I lack confidence in myself and I lack confidence in my blog too. It’s a hobby, it should be fun! No-one likes my blog, it means no-one likes me as I put my own personality into the blog, wrong mindset but it’s the one I have and why would an unpopular guy have a popular blog?! They wouldn’t and I was crazy to think that I could!
You write something people don’t like, vilified, you don’t read the popular books, vilified, you came to blogging later than many and aren’t part of their cliques, vilified.
I’m not even a standard fantasy book blogger, I post weird shit and write poetry too, my blog is a fucking strange place and I don’t know where it or I fit into the blogging community?!?
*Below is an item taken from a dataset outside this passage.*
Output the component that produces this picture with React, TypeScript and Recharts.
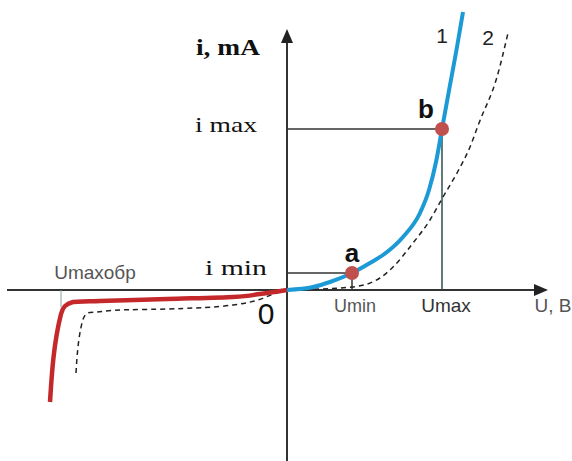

Now I come to the end of this post and you know what dear readers?!? I have decided that I really don’t give a shit! Sure, I’m going to continue to be pissed and annoyed by certain people and certain things to do with blogging. But that’s life and everyone gets fed up, fucked off and annoyed at times over everything and people piss me off constantly anyway, try working in a supermarket!
Not a standard blogger? Who cares!
Not popular? Who gives a shit!
Don’t like my blog? See ya!
Have issues with how I write stuff? Bye bye, babies!
Foul mouthed? Fuck yeah!
Sarcastic? Me, never!
Gobby cunt? Hell yeah!
My week away from my blog was a good thing. It was a nice break not having to post any blog posts, draft any posts, check out blogs or even bother with anything blog related but it made me realise that I like having a blog! Sad as it sounds, The Tattooed Book Geek is my little slice of the Internet and it’s staying. My blog is my place to share my book reviews, views, vent and mouth off and I’m going to continue to keep on doing all that in my own unique way! I might be a bad blogger at times and miss posts, vanish for days, write shorter reviews, etc, but I’m staying and I’m going to blog for myself.
So, to answer the title of the post, is this the end?!?
No, it is not!
I’m going to continue blogging and I’m going to continue being me. For those who want to join me on this journey, welcome, hi, let’s continue to have some foul-mouthed and sarcastic fun! 🙂 For those looking for a nunnery or the priesthood, this blog isn’t for you. If anyone doesn’t like it, then, with all the sincerity, politeness and courtesy in the world you can fuck off! 🙂
Let’s be honest, those that follow this blog knew I’d end the post with some swearing!